Map of the 1972 addition of the John D. Rockefeller Memorial Highway.

On September 14, 1950, the 81st congress approved S. 3409 which officially merged the national park and the monument into one park. They approved the bill under the stipulation that "...no further extension or establishment of national parks or monuments in Wyoming may be undertaken except by express authorization of the Congress." Other stipulations were made to appease the anti-park opposition. Congress created a section within the bill that funneled a portion of the proceeds and taxes the Park made back into Teton County. The grazing licenses that were currently held on park lands were to be honored until their expiration and were to be renewed as the Secretary of the Interior saw fit.

The merge of the park and monument occurred just as park tourism numbers spiked nationally. In 1950, 189,286 people visited the Grand Teton National Park. Those numbers jumped to over one million in 1954. This phenomenon can be attributed to the end of World War II and families wanting to spend peaceful time outdoors in their nation's parks. The New Deal also contributed to plentiful funds for parks to establish roads and amenities for tourists.

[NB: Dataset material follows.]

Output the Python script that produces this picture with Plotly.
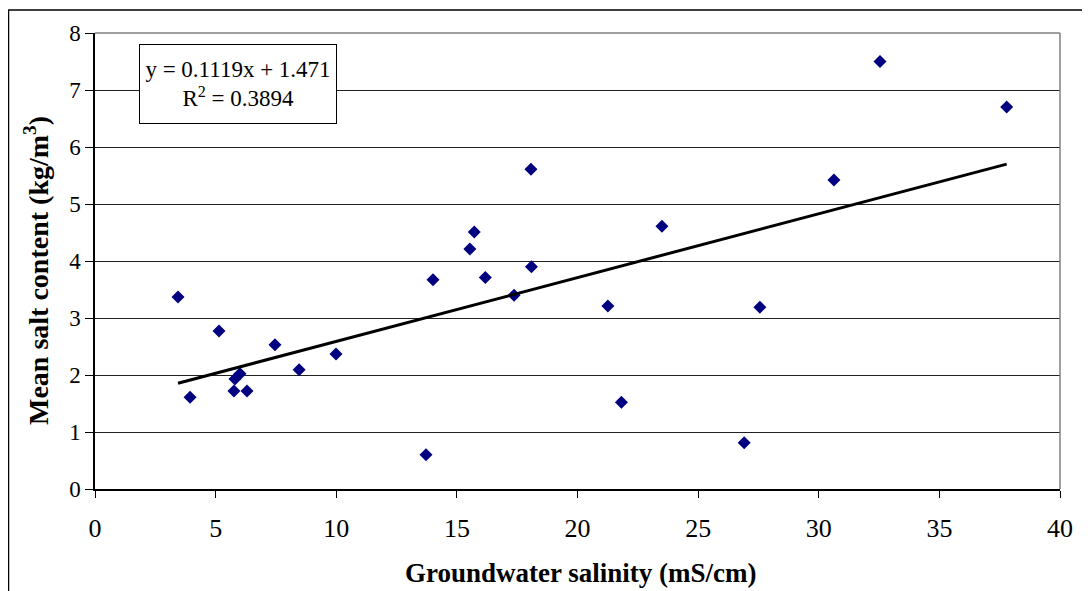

However this upset preservationists like the previous director of the Izaak Walton League of America, Olaus Murie, who whole-heartedly supported the park but criticized the NPS's and Rockefeller's decision to open and develop the land for public use.

There were several more attempts to secure grazing rights on the national park land after its establishment and the National Park Service granted a few exceptions but no more bills passed in Congress.

In 1972 in honor of John D. Rockefeller, Jr.'s contribution to the park a memorial highway was added that connected the north end of Grand Teton National Park and the South Entrance of Yellowstone National Park.